I have the following code. It simply run Vision API to get the text from the image. I use very simple GCD to dispatch the heavy Vision operation to the background queue, and then dispatch it back to main queue for completion
:
public struct TextRecognitionResult {
let observation: VNRecognizedTextObservation
let text: VNRecognizedText
let rect: CGRect
}
public enum TextRecognitionUtil {
private static let queue = DispatchQueue(label: "text_recognition", qos: .userInitiated)
public static func process(
image: UIImage,
recognitionLevel: VNRequestTextRecognitionLevel,
completion: @Sendable @escaping ([TextRecognitionResult]) -> Void)
{
guard let cgImage = image.cgImage else {
completion([])
return
}
let request = VNRecognizeTextRequest { (request, error) in
guard
error == nil,
let observations = request.results as? [VNRecognizedTextObservation]
else {
DispatchQueue.main.async {
completion([])
}
return
}
var results = [TextRecognitionResult]()
// Vision's origin is on bottom left
let transform = CGAffineTransform.identity
.scaledBy(x: 1, y: -1)
.translatedBy(x: 0, y: -image.size.height)
.scaledBy(x: image.size.width, y: image.size.height)
for observation in observations {
guard let text = observation.topCandidates(1).first else { continue }
let rect = observation.boundingBox.applying(transform)
results += [TextRecognitionResult(observation: observation, text: text, rect: rect)]
}
DispatchQueue.main.async {
completion(results)
}
}
request.recognitionLevel = recognitionLevel
self.queue.async {
let handler = VNImageRequestHandler(cgImage: cgImage, options: [:])
try? handler.perform([request])
}
}
}
This code violates Swift 6 concurrency, because TextRecognitionResult
is not Sendable
:
Sending 'results' risks causing data races; this is an error in the Swift 6 language mode
However, my TextRecognitionResult
can't be directly marked as Sendable, because VNRecognizedTextObservation
and VNRecognizedText
is not Sendable, and they are both types defined in Vision that I cannot change.
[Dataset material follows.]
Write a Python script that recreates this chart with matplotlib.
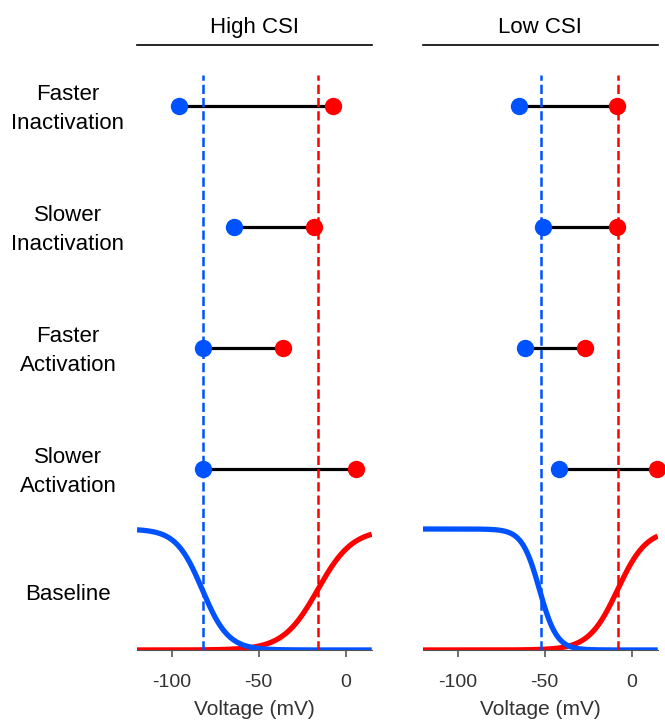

This is a pretty common practice in GCD. I don't know what to do here.
A few observations:
I would declare your struct
as Sendable
:
public struct TextRecognitionResult: Sendable {
let observation: VNRecognizedTextObservation
let text: VNRecognizedText
let rect: CGRect
}
I would import Vision
as @preconcurrency
:
@preconcurrency import Vision
I would make results
immutable (using compactMap
rather than a for
loop):
public enum TextRecognitionUtil {
enum TextRecognitionUtilError: Error {
case noCgImage
case notVNRecognizedTextObservation
}
private static let queue = DispatchQueue(label: "text_recognition", qos: .userInitiated)
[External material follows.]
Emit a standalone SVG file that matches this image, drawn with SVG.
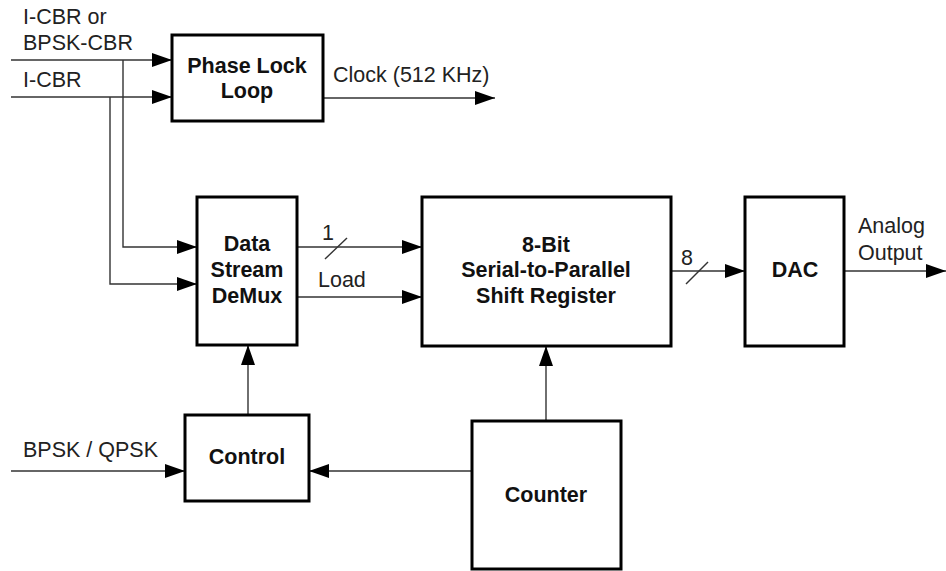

public static func process(
image: UIImage,
recognitionLevel: VNRequestTextRecognitionLevel = .accurate,
completion: @Sendable @escaping (Result<[TextRecognitionResult], Error>) -> Void)
{
guard let cgImage = image.cgImage else {
completion(.failure(TextRecognitionUtilError.noCgImage))
return
}
let request = VNRecognizeTextRequest { request, error in
guard
error == nil,
let observations = request.results as? [VNRecognizedTextObservation]
else {
DispatchQueue.main.async {
completion(.failure(error ?? TextRecognitionUtilError.notVNRecognizedTextObservation))
}
return
}
// Vision's origin is on bottom left
let transform = CGAffineTransform.identity
.scaledBy(x: 1, y: -1)
.translatedBy(x: 0, y: -image.size.height)
.scaledBy(x: image.size.width, y: image.size.height)
let results = observations.compactMap { (observation) -> TextRecognitionResult? in
guard let text = observation.topCandidates(1).first else { return nil }
let rect = observation.boundingBox.applying(transform)
return TextRecognitionResult(observation: observation, text: text, rect: rect)
}
DispatchQueue.main.async {
completion(.success(results))
}
}
request.recognitionLevel = recognitionLevel
self.queue.async {
let handler = VNImageRequestHandler(cgImage: cgImage)
}
}
}
I also changed the closure return type to a Result
so the caller could disambiguate between an error and no recognition results.
Swift 6 will probably simplify this a bit, but the above works in Xcode 15.4.